Grant applications, the mayor added, have been submitted for 2011 to continue flood protection in Squamish, the first of which will be used to remove gravel on three different sites along the Squamish and Mamquam Rivers.

More projects are planned: an electrical upgrade at Harris Slough pump station; replacement of the leaking flood box at Whittaker Slough; repair of 250 metres of riprap on the Stawamus River and installation of a water level monitoring station at Fergie's Bridge.

Although the district has done a lot of good-intentioned public work on the dikes, it hasn't addressed seepage, a problem taht three reports done over the years say will lead to collapse of the dikes.

The problem doesn't figure in the district's future plans either, something two local geoscientists find quite troubling.

Frank Baumann and Pierre Friele, two Squamish geoscientists, watched up close what seepage could have done to the dike around the Eagle Viewing area during the flood of 2003.

"The water was coming out in little volcanoes on Eagle Run Drive and Judd Slough. It was boiling," Baumann said. "You could see the water was turning muddy and we knew that piping was next."

Piping is the more ominous stage of seepage: water creates a pipe as it removes the gravel while seeping through the dike - eats away at it and finally collapses the dike.

A dike collapse from piping can happen in a matter of minutes, Baumann added.

"In our report to the council in 2003, we identified water seepage as one of the highest priority issues that needed to be addressed," Baumann said.

Two years after the duo submitted their report, another consultant to the district, Horizon Engineering, concluded that seepage will become more pronounced during future high river levels.

"We expect that the repeated high water levels will lead to continued piping, eventually compromising the stability of the dike and resulting in a total catastrophic failure," the report stated.

Not content with Horizon's report, the district commissioned Thurber Engineering to do a similar study three years later. Their draft report, presented to the district in July 2008, had the same conclusion.

While noting that Squamish dikes are built on material with high permeability, the Thurber report warned of  dike failure and suggested several remedial measures to prevent piping.

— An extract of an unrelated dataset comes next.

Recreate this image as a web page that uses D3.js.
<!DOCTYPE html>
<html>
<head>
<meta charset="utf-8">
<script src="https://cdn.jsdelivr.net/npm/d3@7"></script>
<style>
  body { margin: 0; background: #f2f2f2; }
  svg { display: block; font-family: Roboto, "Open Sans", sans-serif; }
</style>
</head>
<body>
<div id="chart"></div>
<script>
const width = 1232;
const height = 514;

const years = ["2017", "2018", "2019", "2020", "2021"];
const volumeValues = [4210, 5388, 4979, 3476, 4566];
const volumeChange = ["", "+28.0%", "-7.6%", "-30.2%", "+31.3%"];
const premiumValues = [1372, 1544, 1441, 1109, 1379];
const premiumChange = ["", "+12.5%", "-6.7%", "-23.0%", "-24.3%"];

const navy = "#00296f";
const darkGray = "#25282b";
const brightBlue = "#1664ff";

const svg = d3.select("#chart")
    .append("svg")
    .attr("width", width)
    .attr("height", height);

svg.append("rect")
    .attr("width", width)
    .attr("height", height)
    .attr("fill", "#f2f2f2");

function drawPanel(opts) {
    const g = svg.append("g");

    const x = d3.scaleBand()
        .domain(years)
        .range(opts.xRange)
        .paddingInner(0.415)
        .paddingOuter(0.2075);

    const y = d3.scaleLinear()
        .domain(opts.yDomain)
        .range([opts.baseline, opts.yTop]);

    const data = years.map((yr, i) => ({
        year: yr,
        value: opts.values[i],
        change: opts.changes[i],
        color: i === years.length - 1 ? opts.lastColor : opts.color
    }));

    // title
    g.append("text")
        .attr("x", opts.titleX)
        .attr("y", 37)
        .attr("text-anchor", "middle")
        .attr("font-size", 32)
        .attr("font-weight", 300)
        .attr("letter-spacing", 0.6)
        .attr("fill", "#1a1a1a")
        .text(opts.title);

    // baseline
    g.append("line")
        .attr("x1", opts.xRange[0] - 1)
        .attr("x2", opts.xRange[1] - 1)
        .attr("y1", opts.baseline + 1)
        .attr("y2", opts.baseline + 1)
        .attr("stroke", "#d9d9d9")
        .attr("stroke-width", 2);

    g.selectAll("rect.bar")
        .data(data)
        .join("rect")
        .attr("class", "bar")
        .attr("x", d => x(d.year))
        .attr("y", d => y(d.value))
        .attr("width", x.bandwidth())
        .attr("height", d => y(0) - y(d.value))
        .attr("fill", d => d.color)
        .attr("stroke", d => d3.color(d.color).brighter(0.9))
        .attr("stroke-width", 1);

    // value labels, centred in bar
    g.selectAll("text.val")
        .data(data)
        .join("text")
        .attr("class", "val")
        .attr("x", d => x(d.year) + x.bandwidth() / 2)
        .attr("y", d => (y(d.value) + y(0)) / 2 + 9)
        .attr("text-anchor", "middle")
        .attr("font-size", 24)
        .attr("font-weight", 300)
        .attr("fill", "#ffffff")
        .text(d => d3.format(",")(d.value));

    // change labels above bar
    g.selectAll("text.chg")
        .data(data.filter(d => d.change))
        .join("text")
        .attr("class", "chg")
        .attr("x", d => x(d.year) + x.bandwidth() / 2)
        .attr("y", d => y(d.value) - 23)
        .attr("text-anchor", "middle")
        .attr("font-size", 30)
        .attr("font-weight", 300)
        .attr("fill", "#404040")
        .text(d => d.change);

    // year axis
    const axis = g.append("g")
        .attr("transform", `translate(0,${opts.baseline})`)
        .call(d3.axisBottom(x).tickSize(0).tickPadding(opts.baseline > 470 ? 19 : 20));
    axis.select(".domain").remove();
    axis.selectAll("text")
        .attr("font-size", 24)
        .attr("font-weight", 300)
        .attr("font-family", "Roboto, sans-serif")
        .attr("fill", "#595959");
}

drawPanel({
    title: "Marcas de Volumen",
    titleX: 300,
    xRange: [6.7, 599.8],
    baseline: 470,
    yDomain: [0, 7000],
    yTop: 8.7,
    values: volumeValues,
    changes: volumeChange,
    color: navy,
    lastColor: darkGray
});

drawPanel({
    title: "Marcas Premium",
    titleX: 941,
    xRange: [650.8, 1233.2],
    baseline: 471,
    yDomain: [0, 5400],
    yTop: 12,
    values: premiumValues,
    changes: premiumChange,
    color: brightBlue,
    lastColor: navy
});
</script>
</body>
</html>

"Prevent internal erosion/piping that results in boiling, which is the most critical condition that will lead to imminent failure," the report stated.

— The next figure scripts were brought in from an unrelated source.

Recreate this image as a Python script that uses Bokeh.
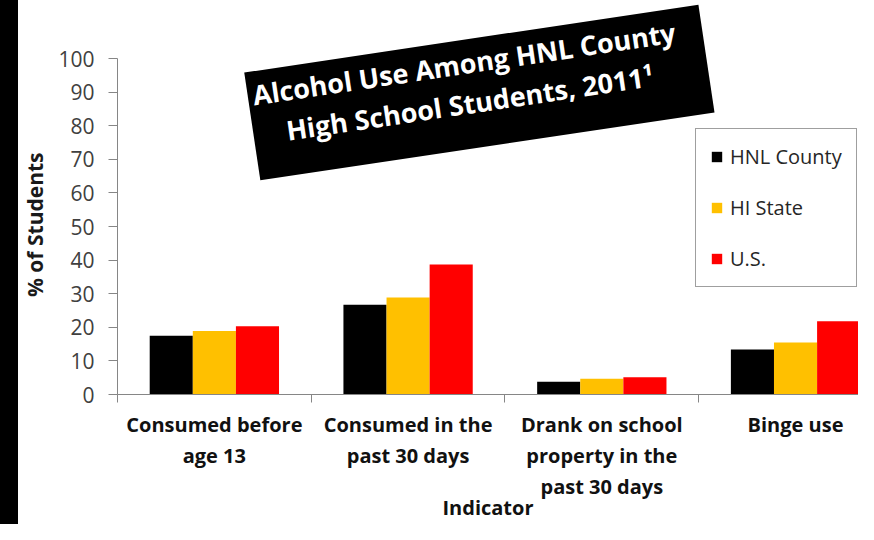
import numpy as np
from bokeh.plotting import figure
from bokeh.layouts import row
from bokeh.models import ColumnDataSource, Range1d, FixedTicker, Label, Div
from bokeh.embed import file_html
from bokeh.resources import INLINE

# ---- data ----
categories = ["Consumed before\nage 13", "Consumed in the\npast 30 days",
              "Drank on school\nproperty in the\npast 30 days", "Binge use"]
series = ["HNL County", "HI State", "U.S."]
hnl_county = [17.5, 26.7, 3.8, 13.4]
hi_state = [18.9, 28.9, 4.7, 15.5]
us = [20.3, 38.7, 5.1, 21.8]
colors = ["#000000", "#FFC000", "#FF0000"]
y_ticks = list(range(0, 101, 10))
title_text = "Alcohol Use Among HNL County\nHigh School Students, 2011\u00b9"
y_title = "% of Students"
x_title = "Indicator"

FONT = "Open Sans"
GRAY = "#868686"

p = figure(width=840, height=524, output_backend="svg", toolbar_location=None,
           x_range=Range1d(-0.5, 3.325), y_range=Range1d(0, 117.3),
           min_border_left=98, min_border_right=0, min_border_top=0,
           min_border_bottom=128, title=None)
p.xgrid.visible = False
p.ygrid.visible = False
p.outline_line_color = None
p.background_fill_color = "white"
p.border_fill_color = "white"

idx = np.arange(len(categories))
w = 0.2225
for k, (name, vals) in enumerate(zip(series, [hnl_county, hi_state, us])):
    src = ColumnDataSource(dict(x=idx + (k - 1) * w, top=vals))
    p.vbar(x="x", top="top", width=w, bottom=0, source=src,
           fill_color=colors[k], line_color=None, legend_label=name)

# y axis
yax = p.yaxis[0]
yax.ticker = FixedTicker(ticks=y_ticks, minor_ticks=[])
yax.bounds = (0, 100)
yax.axis_line_color = GRAY
yax.major_tick_line_color = GRAY
yax.major_tick_out = 9
yax.major_tick_in = 0
yax.minor_tick_line_color = None
yax.major_label_text_font = FONT
yax.major_label_text_font_size = "21px"
yax.major_label_text_color = "#404040"
yax.major_label_standoff = 14
# trailing no-break spaces keep the title centred on the 0-100 span of the axis
yax.axis_label = y_title + "\u00a0" * 10
yax.axis_label_text_font = FONT
yax.axis_label_text_font_style = "bold"
yax.axis_label_text_font_size = "21px"
yax.axis_label_text_color = "#1a1a1a"
yax.axis_label_standoff = 6

# x axis
xax = p.xaxis[0]
xax.ticker = FixedTicker(ticks=list(idx), minor_ticks=[i - 0.5 for i in range(len(categories) + 1)])
xax.major_label_overrides = {int(i): c for i, c in zip(idx, categories)}
xax.major_tick_line_color = None
xax.major_tick_out = 0
xax.major_tick_in = 0
xax.minor_tick_line_color = GRAY
xax.minor_tick_out = 8
xax.minor_tick_in = 0
xax.axis_line_color = GRAY
xax.major_label_text_font = FONT
xax.major_label_text_font_style = "bold"
xax.major_label_text_font_size = "20px"
xax.major_label_text_color = "#111111"
xax.major_label_text_line_height = 1.16
xax.major_label_standoff = 8
xax.axis_label = x_title
xax.axis_label_text_font = FONT
xax.axis_label_text_font_style = "bold"
xax.axis_label_text_font_size = "20px"
xax.axis_label_text_color = "#111111"
xax.axis_label_standoff = -9

# title box
title = Label(x=1.368, y=89.9, text=title_text, angle=8.5, angle_units="deg",
              text_align="center", text_baseline="middle", text_font=FONT,
              text_font_style="bold", text_font_size="27px", text_color="white",
              text_line_height=1.08, background_fill_color="black",
              background_fill_alpha=1.0, padding=(5, 27, 5, 27))
p.add_layout(title)

# legend
leg = p.legend[0]
leg.location = (578, 107)
leg.margin = 0
leg.label_text_font = FONT
leg.label_text_font_size = "20px"
leg.label_text_color = "#262626"
leg.glyph_width = 13
leg.glyph_height = 13
leg.label_height = 21
leg.spacing = 24
leg.padding = 14
leg.label_standoff = 7
leg.border_line_color = "#404040"
leg.border_line_width = 1
leg.background_fill_color = "white"

# thick black slide frame line at the left edge
bar = Div(text="", width=18, height=524, margin=0,
          styles={"background-color": "black"})

layout = row(bar, p, spacing=0)
open("out.html", "w").write(file_html(layout, INLINE))
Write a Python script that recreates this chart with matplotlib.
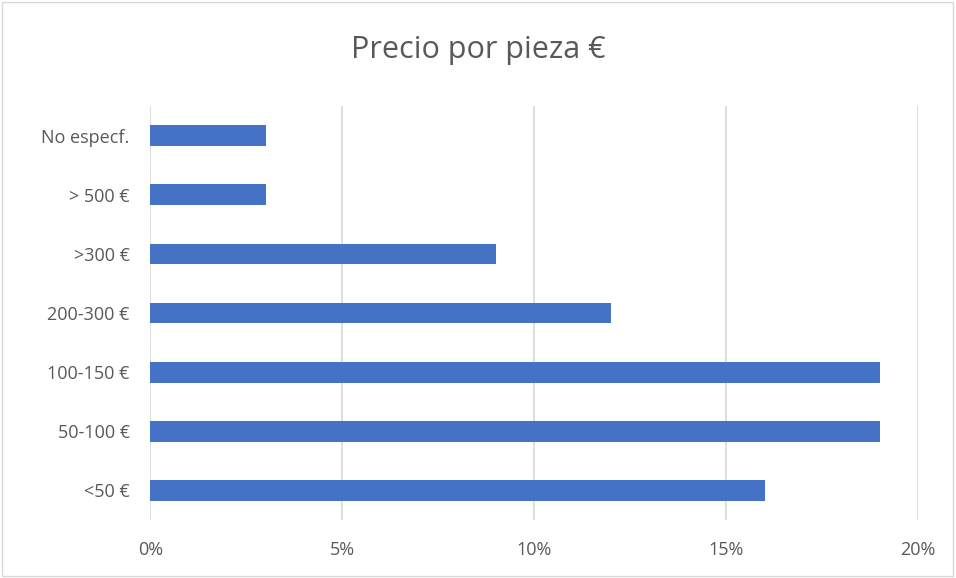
import matplotlib.pyplot as plt
from matplotlib.patches import Rectangle

categories = ["<50 €", "50-100 €", "100-150 €", "200-300 €", ">300 €", "> 500 €", "No especf."]
values = [16, 19, 19, 12, 9, 3, 3]  # percent
xticks = [0, 5, 10, 15, 20]

plt.rcParams['font.family'] = ['Open Sans', 'DejaVu Sans']

fig = plt.figure(figsize=(9.56, 5.78), dpi=100)
ax = fig.add_axes([0.1574, 0.1003, 0.8029, 0.7163])

ax.barh(range(len(categories)), values, height=0.35, color='#4472C4', zorder=3)

ax.set_xlim(0, 20)
ax.set_ylim(-0.5, len(categories) - 0.5)
ax.set_xticks(xticks)
ax.set_xticklabels([f"{t}%" for t in xticks])
ax.set_yticks(range(len(categories)))
ax.set_yticklabels(categories)
ax.tick_params(axis='both', length=0, labelsize=13, colors='#595959')
ax.tick_params(axis='y', pad=15)
ax.tick_params(axis='x', pad=15)
ax.xaxis.grid(True, color='#D9D9D9', linewidth=1.2, zorder=0)
for s in ax.spines.values():
    s.set_visible(False)

fig.text(0.5, 0.913, "Precio por pieza €", ha='center', va='center', fontsize=22, color='#595959')
fig.patches.append(Rectangle((0.002, 0.003), 0.995, 0.994, transform=fig.transFigure,
                             fill=False, edgecolor='#D9D9D9', linewidth=1))

plt.savefig("out.png", dpi=100)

The report calls on the district to expand the dikes using landscaped slopes and putting sheet piles at the location where the excessive seepage occurred.

Gardner says the district was "aware" of the seepage on Judd Slough and the Eagle Viewing area but didn't say what the district had done to act on the reports.

"The district monitors the dykes during high water events, particularly at the Eagle Viewing area, in order to immediately address excessive seepage, if a problem manifests itself," he said.

The district's consultant on dikes, Frank Matsubara of Kerr Wood Leidal, agreed that seepage was an important issue, but said funding and property access issues hinder the district's ability to tackle the problem.

But Baumann says he's dismayed to know that seven years and three reports later, the district has done nothing to address seepage, an issue he calls the "the weakest link."

"You can put all the riprap and change all the pumps you want on that dike, but if you don't deal with the most basic, most critical issue of seepage, it's not really going to help dike safety," he said.